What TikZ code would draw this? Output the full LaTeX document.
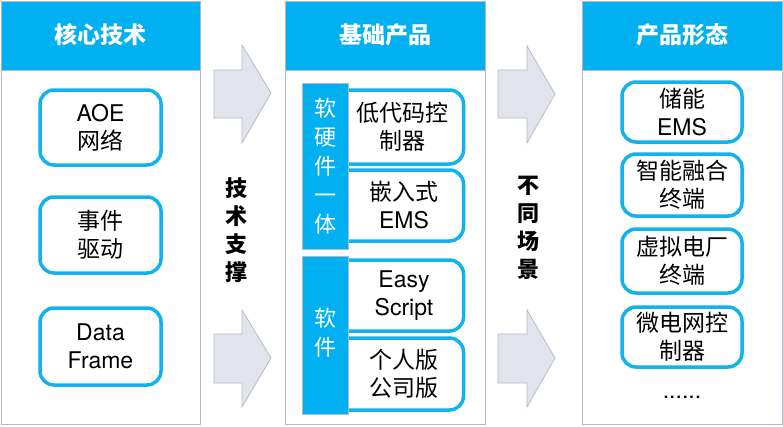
\documentclass[tikz,border=0pt]{standalone}
\usepackage{fontspec}
\setmainfont{TeX Gyre Heros}
\newfontfamily\cjk{Noto Sans CJK SC}
\newcommand{\zhx}[1]{{\cjk #1}}
\definecolor{hdrblue}{HTML}{00B0F0}
\definecolor{boxblue}{HTML}{12B2EE}
\definecolor{panelgrey}{HTML}{B4B8C4}
\definecolor{arrowfill}{HTML}{E1E4EC}
\definecolor{arrowline}{HTML}{B8BCC8}
\tikzset{
  panel/.style={draw=panelgrey, line width=1pt, fill=white},
  header/.style={fill=hdrblue, draw=panelgrey, line width=1pt},
  hdrtext/.style={text=white, font=\fontsize{23}{28}\selectfont\cjk\bfseries},
  itembox/.style={draw=boxblue, line width=3.5pt, rounded corners=14pt, fill=white, inner sep=0pt},
  itemtext/.style={align=center, font=\fontsize{23}{28}\selectfont, text=black, inner sep=0pt},
  bar/.style={fill=hdrblue, draw=panelgrey, line width=0.8pt},
  bartext/.style={align=center, text=white, font=\fontsize{22}{29}\selectfont\cjk, inner sep=0pt},
  vlabel/.style={align=center, text=black, font=\fontsize{22}{28}\selectfont\cjk\bfseries, inner sep=0pt},
  bigarrow/.style={fill=arrowfill, draw=arrowline, line width=0.8pt, line join=miter}
}
\begin{document}
\begin{tikzpicture}[x=1pt,y=-1pt]
\useasboundingbox (0,0) rectangle (783,426);
% panels
\draw[panel] (1,1) rectangle (200,424);
\draw[header] (1,1) rectangle (200,70);
\node[hdrtext] (h1) at (100.5,35) {核心技术};
\draw[panel] (285,1) rectangle (485,424);
\draw[header] (285,1) rectangle (485,70);
\node[hdrtext] (h2) at (385,35) {基础产品};
\draw[panel] (582,1) rectangle (782,424);
\draw[header] (582,1) rectangle (782,70);
\node[hdrtext] (h3) at (682,35) {产品形态};
% left items
\node[itembox, minimum width=121pt, minimum height=75pt] (l1) at (100.5,127.5) {};
\node[itemtext] (l1t) at (l1) {AOE\\\zhx{网络}};
\node[itembox, minimum width=121pt, minimum height=76pt] (l2) at (100.5,235) {};
\node[itemtext] (l2t) at (l2) {\zhx{事件}\\\zhx{驱动}};
\node[itembox, minimum width=121pt, minimum height=77pt] (l3) at (100.5,346.5) {};
\node[itemtext] (l3t) at (l3) {Data\\Frame};
% arrows
\draw[bigarrow] (214,70) -- (242,70) -- (242,45) -- (271,93) -- (242,143) -- (242,118) -- (214,118) -- cycle;
\draw[bigarrow] (214,334) -- (242,334) -- (242,310) -- (271,358) -- (242,407) -- (242,383) -- (214,383) -- cycle;
\draw[bigarrow] (498,70) -- (527,70) -- (527,46) -- (555,94) -- (527,143) -- (527,118) -- (498,118) -- cycle;
\draw[bigarrow] (498,334) -- (527,334) -- (527,310) -- (555,358) -- (527,407) -- (527,383) -- (498,383) -- cycle;
\node[vlabel] (v1) at (236,230) {技\\术\\支\\撑};
\node[vlabel] (v2) at (528,228) {不\\同\\场\\景};
% middle items
\node[itembox, minimum width=131pt, minimum height=74pt] (m1) at (398,127) {};
\node[itembox, minimum width=131pt, minimum height=71pt] (m2) at (398,205.5) {};
\node[itembox, minimum width=131pt, minimum height=71pt] (m3) at (398,295.5) {};
\node[itembox, minimum width=131pt, minimum height=72pt] (m4) at (398,374) {};
\draw[bar] (302,83) rectangle (348,249);
\draw[bar] (302,256) rectangle (348,414);
\node[bartext] (b1) at (325,166) {软\\硬\\件\\一\\体};
\node[bartext] (b2) at (325,333) {软\\件};
\node[itemtext] (m1t) at (402,127) {\zhx{低代码控}\\\zhx{制器}};
\node[itemtext] (m2t) at (404,205.5) {\zhx{嵌入式}\\EMS};
\node[itemtext] (m3t) at (404,295.5) {Easy\\Script};
\node[itemtext] (m4t) at (404,374) {\zhx{个人版}\\\zhx{公司版}};
% right items
\node[itembox, minimum width=120pt, minimum height=60pt] (r1) at (682,112) {};
\node[itemtext] (r1t) at (r1) {\zhx{储能}\\EMS};
\node[itembox, minimum width=120pt, minimum height=62pt] (r2) at (682,185) {};
\node[itemtext] (r2t) at (r2) {\zhx{智能融合}\\\zhx{终端}};
\node[itembox, minimum width=120pt, minimum height=64pt] (r3) at (682,261) {};
\node[itemtext] (r3t) at (r3) {\zhx{虚拟电厂}\\\zhx{终端}};
\node[itembox, minimum width=120pt, minimum height=60pt] (r4) at (682,337) {};
\node[itemtext] (r4t) at (r4) {\zhx{微电网控}\\\zhx{制器}};
\node[itemtext] (r5) at (682,397) {......};
\end{tikzpicture}
\end{document}
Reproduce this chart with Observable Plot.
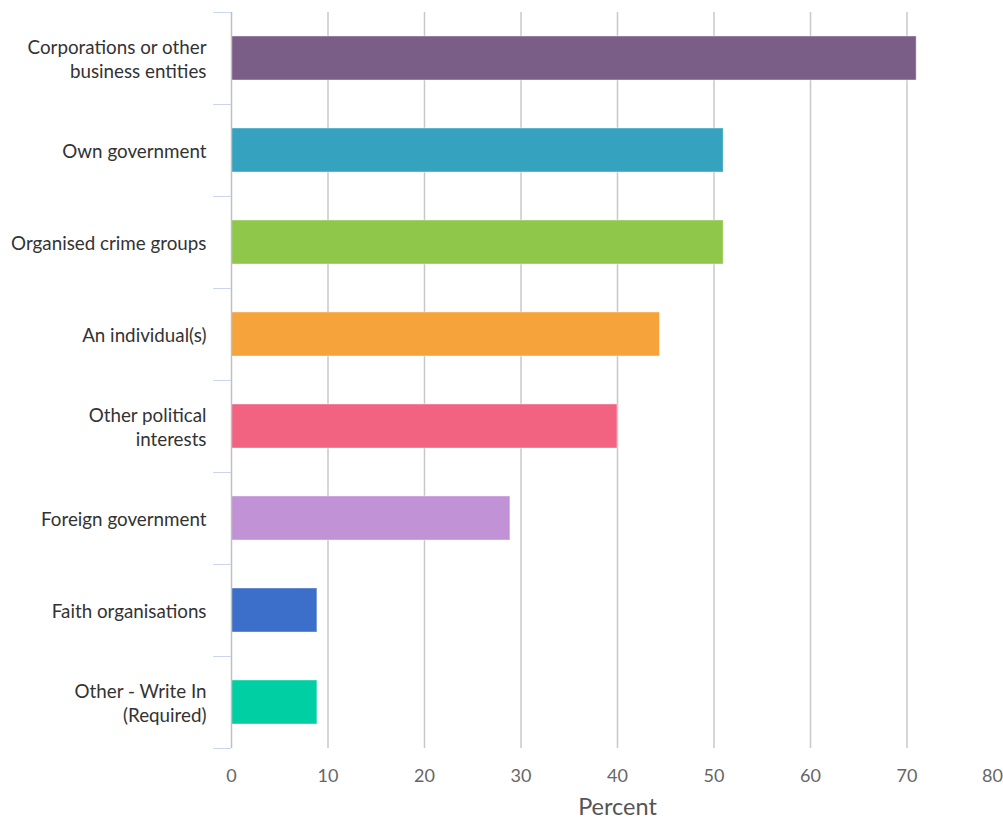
<!DOCTYPE html>
<html><head><meta charset="utf-8">
<script src="https://cdn.jsdelivr.net/npm/d3@7"></script>
<script src="https://cdn.jsdelivr.net/npm/@observablehq/plot@0.6"></script>
<style>body{margin:0;background:#fff;}</style>
</head><body><div id="chart"></div>
<script>
const categories = [
  "Corporations or other business entities",
  "Own government",
  "Organised crime groups",
  "An individual(s)",
  "Other political interests",
  "Foreign government",
  "Faith organisations",
  "Other - Write In (Required)"
];
const labels = [
  "Corporations or other\nbusiness entities",
  "Own government",
  "Organised crime groups",
  "An individual(s)",
  "Other political\ninterests",
  "Foreign government",
  "Faith organisations",
  "Other - Write In\n(Required)"
];
const values = [71, 51, 51, 44.4, 40, 28.9, 8.9, 8.9];
const colors = ["#7b5e88", "#35a2bf", "#8fc74a", "#f7a33b", "#f26382", "#c192d6", "#3c6fc9", "#00cfa3"];
const xTicks = [0, 10, 20, 30, 40, 50, 60, 70, 80];
const xLabel = "Percent";

const data = categories.map((c, i) => ({category: c, value: values[i]}));
const labelOf = new Map(categories.map((c, i) => [c, labels[i]]));

const chart = Plot.plot({
  width: 1003,
  height: 818,
  marginTop: 12,
  marginBottom: 70,
  marginLeft: 231,
  marginRight: 0,
  style: {fontFamily: "Lato, 'Open Sans', sans-serif", background: "#fff"},
  x: {domain: [0, 80]},
  y: {domain: categories, paddingInner: 0.52, paddingOuter: 0.26},
  color: {domain: categories, range: colors},
  marks: [
    Plot.gridX(xTicks.slice(1, -1), {stroke: "#c8c8c8", strokeOpacity: 1, strokeWidth: 1.5}),
    Plot.barX(data, {x: "value", y: "category", fill: "category", stroke: "#ffffff", strokeOpacity: 0.4, strokeWidth: 1}),
    Plot.ruleX([0], {stroke: "#c0c0c0", strokeWidth: 1.5}),
    Plot.axisY(categories, {tickSize: 18, dy: -46, tickFormat: () => "", stroke: "#ccd6eb", strokeOpacity: 1, label: null}),
    Plot.axisY(categories.slice(-1), {tickSize: 18, dy: 46, tickFormat: () => "", stroke: "#ccd6eb", strokeOpacity: 1, label: null}),
    Plot.axisY(categories, {tickSize: 0, tickPadding: 25, tickFormat: d => labelOf.get(d), fontSize: 18.8, lineHeight: 1.28, fill: "#333", label: null}),
    Plot.axisX(xTicks.slice(0, -1), {tickSize: 0, tickPadding: 21, fontSize: 18, fill: "#666", label: null}),
    Plot.axisX(xTicks.slice(-1), {tickSize: 0, tickPadding: 21, fontSize: 18, fill: "#666", dx: -11, label: null}),
    Plot.text([xLabel], {frameAnchor: "bottom", dy: 66, fontSize: 23.5, fill: "#555"})
  ]
});
document.getElementById("chart").append(chart);
</script>
</body></html>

____

**WHAT TO PRODUCE:** From the listing above, pick out each line where the word "this" appears.

**RESPONSE TO THE TASK:**
What TikZ code would draw this? Output the full LaTeX document.
Reproduce this chart with Observable Plot.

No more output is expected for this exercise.